NAIROBI —Kenya’s Health Minister Aden Duale has vowed to dismantle long-standing silos in the country’s healthcare system, promising donors a future of unified planning, shared accountability and full digitization.
Addressing representatives from the Development Partners in Health Kenya (DPHK) in Nairobi on Monday, Mr Duale said the government was turning a new page. From now on, he insisted, all donor-funded health programmes must plug into a single national framework, guided by the Digital Health Act.
“We’re building a fully integrated digital system that supports national priorities and avoids duplication,” Duale told the gathering. “This is how we make every shilling count for patients, for communities, and for the country.”
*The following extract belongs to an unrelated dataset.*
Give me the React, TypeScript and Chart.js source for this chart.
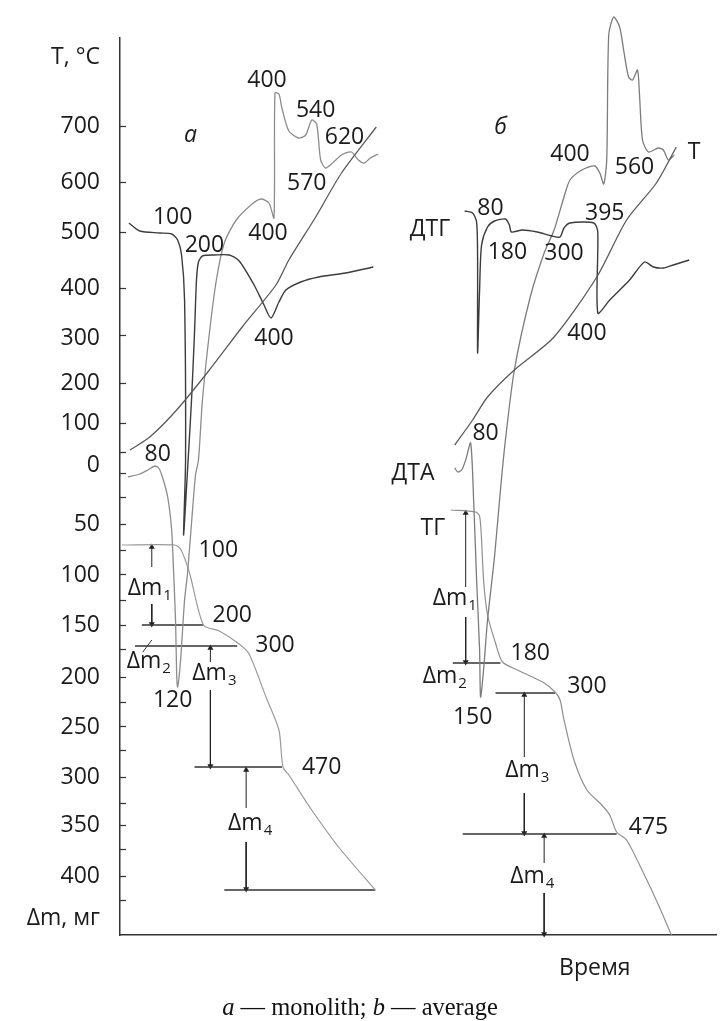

He stressed that any digital platforms whether existing or new must be vetted and run through the recently formed Digital Health Agency. “The goal is to enable traceability, support telemedicine, and ensure that only licensed professionals deliver care,” he said.
The consultative meeting came amid growing concern from partners about overlapping efforts, poor data sharing, and inconsistent accountability in Kenya’s sprawling health sector.
In response, Mr Duale outlined what he called the government’s “one plan, one budget, one monitoring and evaluation framework” a model meant to harmonize both domestic and donor efforts.
The new approach is also seen as critical to achieving Universal Health Coverage (UHC), one of President William Ruto’s flagship programmes. Duale listed six pillars underpinning UHC: government-funded primary care, a social health insurance model, reliable digital infrastructure, stronger referral networks, secure supply chains, and fairer distribution of health workers.
Dr Serawit Bruck-Landais, who chairs the DPHK group, welcomed the government’s direction. “We support the principle of country-led coordination,” she said. “Alignment improves efficiency and ensures our support genuinely meets people’s needs.”
Still, challenges remain. The meeting also addressed persistent concerns among them, the long-troubled Kenya Medical Supplies Authority (KEMSA), the slow pace of health financing reforms, and Kenya’s capacity to respond to disease outbreaks.
Duale was joined by top health officials, including Principal Secretaries Dr Ouma Oluga and Mary Muthoni, Health Director General Dr Patrick Amoth, and WHO country representative Dr Abdourahmane Diallo.
With public expectations high and donor patience thinning, the promise of ending fragmentation now faces a test of will and delivery.